My student Hadi Khodabandeh had a paper with me on spanners earlier this year at SoCG, in which we showed that the greedy spanner algorithm for points in the Euclidean plane produces graphs with few crossings and small separators. Now we have another spanner preprint: “Optimal spanners for unit ball graphs in doubling metrics”, arXiv:2106.15234.

Doubling metrics are a generalization of Euclidean spaces. Like Euclidean spaces, they have a dimension, the doubling dimension, but it might not be an integer. Even the doubling dimension of the Euclidean plane itself is \(\log_2 7\approx 2.807355\); this means that every circular disk of radius \(r\) in the plane can be covered by seven closed disks of radius \(r/2\).

Seven disks of radius $$r/2$$ cover a single disk of radius $$r$$

Analogously, the doubling constant of a metric space (if it exists) is the smallest number \(c\) such that every closed metric ball (the set of points within some radius \(r\) of a fixed point) can be covered by \(c\) balls of half the radius. The doubling dimension is the binary logarithm of the doubling constant. A metric space is a doubling metric or doubling space if it has a doubling constant and doubling dimension. This is true for all Euclidean spaces: for instance, if you cover a ball with a grid of hypercubes, sized small enough that their long diagonal has length at most the radius of the ball, you obtain doubling constant at most \(\lceil 2\sqrt{d}\rceil^d\), although it seems difficult to compute the precise doubling constant in general.

Nine disks of radius $$r/2$$ cover a square grid that covers a single disk of radius $$r$$

The hyperbolic plane provides a natural example of a space that is not a doubling space: arbitrarily large-radius disks require arbitrarily many half-radius disks to cover them.

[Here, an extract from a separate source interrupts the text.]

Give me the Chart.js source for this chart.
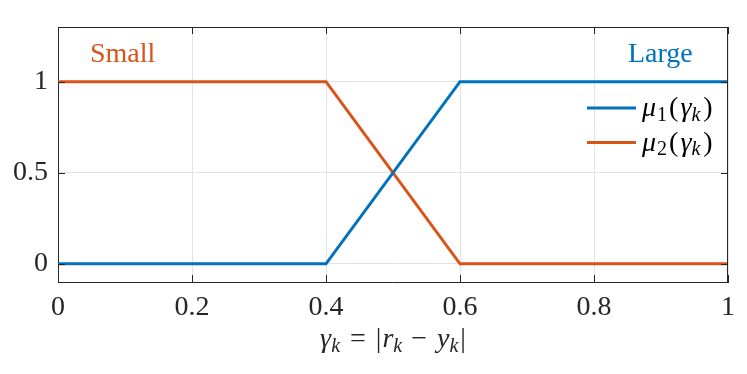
<!DOCTYPE html>
<html>
<head>
<meta charset="utf-8">
<script src="https://cdn.jsdelivr.net/npm/chart.js@4"></script>
<style>
  html, body { margin: 0; padding: 0; background: #fff; }
  #wrap { width: 747px; height: 374px; }
</style>
</head>
<body>
<div id="wrap"><canvas id="chart" width="747" height="374"></canvas></div>
<script>
// ── Datos ────────────────────────────────────────────────────────────────
const GAMMA = [0, 0.4, 0.6, 1];
const MU1 = [0, 0, 1, 1];   // Large
const MU2 = [1, 1, 0, 0];   // Small
const X_TICKS = [0, 0.2, 0.4, 0.6, 0.8, 1];
const Y_TICKS = [0, 0.5, 1];

const AZUL = "#0072BD";
const NARANJA = "#D95319";
const EJE = "#262626";
const SERIF = "'Liberation Serif', 'DejaVu Serif', serif";
const FS = 28;

const pts = (ys) => GAMMA.map((x, i) => ({ x, y: ys[i] }));

// Dibuja trozos [texto, italic, subindice, espacio previo] desde x,y (baseline).
function drawRich(ctx, parts, x, y, size, color, align) {
  const fontFor = (p) => `${p[1] ? "italic " : ""}${p[2] ? Math.round(size * 0.7) : size}px ${SERIF}`;
  let total = 0;
  parts.forEach((p) => { ctx.font = fontFor(p); total += (p[3] || 0) + ctx.measureText(p[0]).width; });
  let cx = align === "center" ? x - total / 2 : x;
  ctx.fillStyle = color;
  ctx.textBaseline = "alphabetic";
  ctx.textAlign = "left";
  parts.forEach((p) => {
    ctx.font = fontFor(p);
    cx += p[3] || 0;
    ctx.fillText(p[0], cx, p[2] ? y + size * 0.17 : y);
    cx += ctx.measureText(p[0]).width;
  });
}

// Marco, ticks hacia adentro, textos y leyenda (estilo MATLAB).
const decor = {
  id: "decor",
  afterDraw(chart) {
    const { ctx, chartArea: a, scales } = chart;
    ctx.save();
    ctx.strokeStyle = EJE;
    ctx.lineWidth = 1;
    ctx.beginPath();
    ctx.moveTo(a.left, a.top + 0.5); ctx.lineTo(a.right, a.top + 0.5);
    ctx.moveTo(a.right - 0.5, a.top); ctx.lineTo(a.right - 0.5, a.bottom);
    const L = 7;
    X_TICKS.forEach((v) => {
      const px = Math.round(scales.x.getPixelForValue(v)) + 0.5;
      ctx.moveTo(px, a.bottom); ctx.lineTo(px, a.bottom - L);
      ctx.moveTo(px, a.top); ctx.lineTo(px, a.top + L);
    });
    Y_TICKS.forEach((v) => {
      const py = Math.round(scales.y.getPixelForValue(v)) + 0.5;
      ctx.moveTo(a.left, py); ctx.lineTo(a.left + L, py);
      ctx.moveTo(a.right, py); ctx.lineTo(a.right - L, py);
    });
    ctx.stroke();

    // Etiquetas de los conjuntos
    ctx.font = `${FS}px ${SERIF}`;
    ctx.textBaseline = "alphabetic";
    ctx.fillStyle = NARANJA;
    ctx.textAlign = "left";
    ctx.fillText("Small", 90, 62);
    ctx.fillStyle = AZUL;
    ctx.fillText("Large", 628, 62);

    // Leyenda
    const mu = (n) => [["μ", true], [n, false, true, 1], ["(", false, false, 2], ["γ", true, false, 2], ["k", true, true], [")", false, false, 3]];
    const leyenda = [[AZUL, mu("1")], [NARANJA, mu("2")]];
    leyenda.forEach(([col, parts], i) => {
      const y = 108 + i * 34.5;
      ctx.strokeStyle = col;
      ctx.lineWidth = 3;
      ctx.beginPath();
      ctx.moveTo(587, y); ctx.lineTo(636, y);
      ctx.stroke();
      drawRich(ctx, parts, 642, y + 8, FS, "#000");
    });

    // Título eje x
    drawRich(ctx, [
      ["γ", true], ["k", true, true], ["=", false, false, 10], ["|", false, false, 10], ["r", true, false, 1],
      ["k", true, true], ["−", false, false, 9], ["y", true, false, 10], ["k", true, true], ["|", false, false, 2],
    ], (a.left + a.right) / 2, 347, FS, EJE, "center");
    ctx.restore();
  },
};

new Chart(document.getElementById("chart"), {
  type: "line",
  data: {
    datasets: [
      { label: "μ1(γk)", data: pts(MU1), borderColor: AZUL, borderWidth: 3, pointRadius: 0, tension: 0 },
      { label: "μ2(γk)", data: pts(MU2), borderColor: NARANJA, borderWidth: 3, pointRadius: 0, tension: 0 },
    ],
  },
  options: {
    responsive: false,
    animation: false,
    layout: { padding: { left: 0, top: 27, right: 19, bottom: 0 } },
    plugins: { legend: { display: false }, tooltip: { enabled: false } },
    scales: {
      x: {
        type: "linear",
        min: 0,
        max: 1,
        afterBuildTicks: (ax) => { ax.ticks = X_TICKS.map((v) => ({ value: v })); },
        afterFit: (ax) => { ax.height = 92; },
        grid: { color: "#e3e3e3", drawTicks: false },
        border: { color: EJE, width: 1 },
        ticks: {
          color: EJE,
          padding: 9,
          font: { family: SERIF, size: FS },
          callback: (v) => String(v),
        },
      },
      y: {
        min: -0.1,
        max: 1.3,
        afterBuildTicks: (ax) => { ax.ticks = Y_TICKS.map((v) => ({ value: v })); },
        afterFit: (ax) => { ax.width = 58; },
        grid: { color: "#e3e3e3", drawTicks: false },
        border: { color: EJE, width: 1 },
        ticks: {
          color: EJE,
          padding: 10,
          font: { family: SERIF, size: FS },
          callback: (v) => String(v),
        },
      },
    },
  },
  plugins: [decor],
});
</script>
</body>
</html>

Many results in computational geometry can be generalized to doubling metrics, but not always, and sometimes with difficulty. That includes results on spanners, as we consider in our paper. A spanner of a weighted graph is a subgraph whose shortest path distances approximate the distances in the full graph, and often for spanners of metric spaces one uses the complete graph, weighted by the metric distance between each pair of points. But here, we are using a different graph, the unit ball graph. The unit ball graph, for points in a continuous space, has an edge whenever two unit balls centered at two of the points have a nonempty intersection, and it can be extended to discrete point sets by instead including an edge whenever two points are at distance at most 2 (or, as in our paper, distance at most 1; scaling doesn’t really change anything). The weights are the same as in the complete graph. If a spanner accurately approximates all edge weights, it approximates all paths.

The unit ball graph has fewer edges to approximate than the complete graph. But that actually makes it harder to approximate, because by the same token there are fewer edges that can be used in the spanner. Despite that, the greedy spanner algorithm still produces a spanner, but one of its key properties is lost when going from Euclidean to doubling spaces: Euclidean greedy spanners have bounded degree, but greedy spanners in doubling spaces do not. Instead, our paper provides different spanner algorithms that apply to unit ball graphs, approximate paths in these graphs arbitrarily well, have bounded degree, have total weight a constant times that of the minimum spanning tree, and can be constructed efficiently in a distributed model of computing. I think the details are too technical to go into here, so see the paper for more.